- [EXERCISE DETAILS]
Go through the data below and gather each line containing "this".

- [STORED DATA]
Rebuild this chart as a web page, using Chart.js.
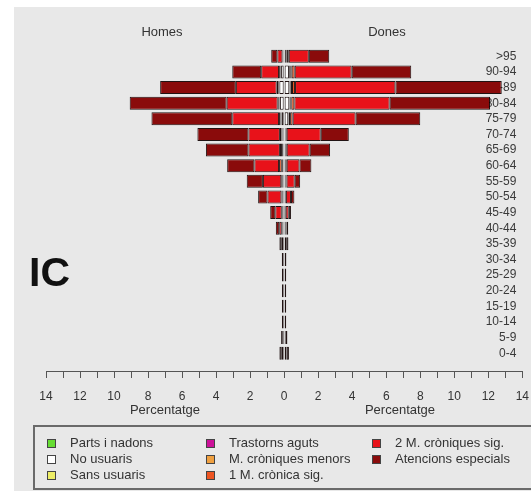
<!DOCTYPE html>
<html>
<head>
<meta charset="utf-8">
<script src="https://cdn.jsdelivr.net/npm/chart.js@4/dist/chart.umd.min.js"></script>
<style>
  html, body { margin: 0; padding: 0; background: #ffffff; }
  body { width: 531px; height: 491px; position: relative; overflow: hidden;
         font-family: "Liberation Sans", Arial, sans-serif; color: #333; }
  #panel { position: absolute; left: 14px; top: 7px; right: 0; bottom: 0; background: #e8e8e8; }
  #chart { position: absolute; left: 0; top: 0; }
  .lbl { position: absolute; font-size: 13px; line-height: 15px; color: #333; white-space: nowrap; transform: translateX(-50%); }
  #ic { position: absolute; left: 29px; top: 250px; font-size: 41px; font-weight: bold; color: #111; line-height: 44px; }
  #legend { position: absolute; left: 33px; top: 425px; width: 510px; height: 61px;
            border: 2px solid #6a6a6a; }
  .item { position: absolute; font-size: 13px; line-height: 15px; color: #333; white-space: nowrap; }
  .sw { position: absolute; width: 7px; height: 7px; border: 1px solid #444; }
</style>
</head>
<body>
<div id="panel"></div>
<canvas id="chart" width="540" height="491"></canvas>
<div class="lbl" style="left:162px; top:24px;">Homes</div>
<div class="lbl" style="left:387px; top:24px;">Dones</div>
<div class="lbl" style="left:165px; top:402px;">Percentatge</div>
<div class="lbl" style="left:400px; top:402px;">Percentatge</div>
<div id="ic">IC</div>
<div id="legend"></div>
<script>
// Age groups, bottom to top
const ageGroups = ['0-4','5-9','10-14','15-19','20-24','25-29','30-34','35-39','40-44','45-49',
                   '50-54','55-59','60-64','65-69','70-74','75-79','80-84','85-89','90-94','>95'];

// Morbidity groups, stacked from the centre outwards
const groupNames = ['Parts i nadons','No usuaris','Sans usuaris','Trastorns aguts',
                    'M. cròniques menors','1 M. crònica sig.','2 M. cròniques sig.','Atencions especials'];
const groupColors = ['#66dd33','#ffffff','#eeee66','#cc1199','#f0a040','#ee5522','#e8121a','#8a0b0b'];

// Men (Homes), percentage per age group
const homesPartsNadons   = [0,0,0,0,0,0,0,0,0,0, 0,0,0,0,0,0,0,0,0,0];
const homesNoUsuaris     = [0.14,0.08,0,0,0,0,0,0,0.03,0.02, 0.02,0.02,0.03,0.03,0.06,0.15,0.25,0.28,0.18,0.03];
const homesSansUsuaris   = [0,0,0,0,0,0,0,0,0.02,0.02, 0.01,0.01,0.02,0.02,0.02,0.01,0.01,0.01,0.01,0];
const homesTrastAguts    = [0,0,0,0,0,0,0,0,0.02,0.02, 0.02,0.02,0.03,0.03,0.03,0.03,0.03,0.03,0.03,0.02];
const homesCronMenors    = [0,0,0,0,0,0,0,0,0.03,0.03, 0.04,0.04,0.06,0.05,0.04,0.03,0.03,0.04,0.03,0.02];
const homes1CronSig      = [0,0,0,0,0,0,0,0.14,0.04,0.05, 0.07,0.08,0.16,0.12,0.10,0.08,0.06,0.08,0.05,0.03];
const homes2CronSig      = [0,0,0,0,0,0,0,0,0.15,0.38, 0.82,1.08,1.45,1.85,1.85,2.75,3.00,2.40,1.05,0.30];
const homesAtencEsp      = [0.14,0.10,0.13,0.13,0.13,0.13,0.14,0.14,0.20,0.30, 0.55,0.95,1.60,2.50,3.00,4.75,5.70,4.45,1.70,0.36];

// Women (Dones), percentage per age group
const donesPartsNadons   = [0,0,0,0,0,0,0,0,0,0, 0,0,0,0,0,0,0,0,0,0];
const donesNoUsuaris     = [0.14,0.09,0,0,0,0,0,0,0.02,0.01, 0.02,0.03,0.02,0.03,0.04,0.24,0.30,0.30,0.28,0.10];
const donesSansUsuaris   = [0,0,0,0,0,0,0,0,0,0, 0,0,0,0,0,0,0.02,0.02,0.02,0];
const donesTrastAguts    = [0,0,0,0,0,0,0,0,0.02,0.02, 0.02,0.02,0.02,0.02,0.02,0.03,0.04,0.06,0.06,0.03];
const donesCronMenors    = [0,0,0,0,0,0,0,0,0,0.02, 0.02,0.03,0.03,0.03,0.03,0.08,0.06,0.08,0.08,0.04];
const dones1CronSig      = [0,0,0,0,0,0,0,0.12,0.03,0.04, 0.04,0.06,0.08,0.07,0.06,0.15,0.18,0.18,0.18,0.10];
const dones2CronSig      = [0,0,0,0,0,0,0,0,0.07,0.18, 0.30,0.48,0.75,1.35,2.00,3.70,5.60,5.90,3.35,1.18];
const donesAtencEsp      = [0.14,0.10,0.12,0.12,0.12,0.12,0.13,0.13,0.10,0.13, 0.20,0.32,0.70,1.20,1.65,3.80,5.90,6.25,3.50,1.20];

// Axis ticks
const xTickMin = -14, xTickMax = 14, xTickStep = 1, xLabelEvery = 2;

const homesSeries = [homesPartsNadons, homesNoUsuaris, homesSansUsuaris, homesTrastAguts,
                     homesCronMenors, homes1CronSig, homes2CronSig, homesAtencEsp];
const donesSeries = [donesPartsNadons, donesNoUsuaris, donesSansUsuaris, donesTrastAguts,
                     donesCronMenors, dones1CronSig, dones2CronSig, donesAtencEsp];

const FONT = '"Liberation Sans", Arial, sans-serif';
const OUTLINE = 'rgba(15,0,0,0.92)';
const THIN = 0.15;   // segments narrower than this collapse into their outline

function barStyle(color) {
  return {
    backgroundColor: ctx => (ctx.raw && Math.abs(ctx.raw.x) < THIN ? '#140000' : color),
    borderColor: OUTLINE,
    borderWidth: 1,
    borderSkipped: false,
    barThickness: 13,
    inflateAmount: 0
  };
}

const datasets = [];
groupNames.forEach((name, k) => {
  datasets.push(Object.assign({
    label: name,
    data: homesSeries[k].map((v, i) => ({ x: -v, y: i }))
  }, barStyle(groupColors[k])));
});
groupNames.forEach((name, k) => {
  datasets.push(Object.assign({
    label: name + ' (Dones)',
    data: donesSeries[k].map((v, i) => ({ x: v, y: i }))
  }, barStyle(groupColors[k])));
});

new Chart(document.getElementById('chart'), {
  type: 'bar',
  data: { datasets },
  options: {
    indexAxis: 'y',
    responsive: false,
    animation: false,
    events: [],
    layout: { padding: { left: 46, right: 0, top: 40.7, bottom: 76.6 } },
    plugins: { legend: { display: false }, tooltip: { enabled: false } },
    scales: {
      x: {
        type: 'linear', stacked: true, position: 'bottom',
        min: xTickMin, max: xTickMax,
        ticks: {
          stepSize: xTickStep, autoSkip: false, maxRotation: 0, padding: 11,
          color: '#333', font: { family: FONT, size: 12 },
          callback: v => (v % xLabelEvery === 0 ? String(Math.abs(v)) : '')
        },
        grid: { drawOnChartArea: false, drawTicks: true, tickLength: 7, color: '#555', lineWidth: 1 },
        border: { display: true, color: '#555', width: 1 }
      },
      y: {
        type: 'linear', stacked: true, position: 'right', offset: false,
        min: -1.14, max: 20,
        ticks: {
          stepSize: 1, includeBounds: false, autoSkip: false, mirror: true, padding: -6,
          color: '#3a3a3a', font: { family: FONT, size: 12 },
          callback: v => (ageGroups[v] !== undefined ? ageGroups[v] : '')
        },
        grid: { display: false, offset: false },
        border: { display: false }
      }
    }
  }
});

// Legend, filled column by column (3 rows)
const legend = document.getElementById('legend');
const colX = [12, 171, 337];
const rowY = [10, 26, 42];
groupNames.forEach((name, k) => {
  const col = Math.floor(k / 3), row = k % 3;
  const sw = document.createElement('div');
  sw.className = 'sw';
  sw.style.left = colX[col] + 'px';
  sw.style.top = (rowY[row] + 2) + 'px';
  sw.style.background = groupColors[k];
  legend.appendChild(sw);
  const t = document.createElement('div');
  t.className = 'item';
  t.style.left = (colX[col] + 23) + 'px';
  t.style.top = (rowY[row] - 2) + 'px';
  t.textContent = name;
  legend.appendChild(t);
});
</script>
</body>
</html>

- [PROBLEM SOLUTION]
Rebuild this chart as a web page, using Chart.js.
const THIN = 0.15;   // segments narrower than this collapse into their outline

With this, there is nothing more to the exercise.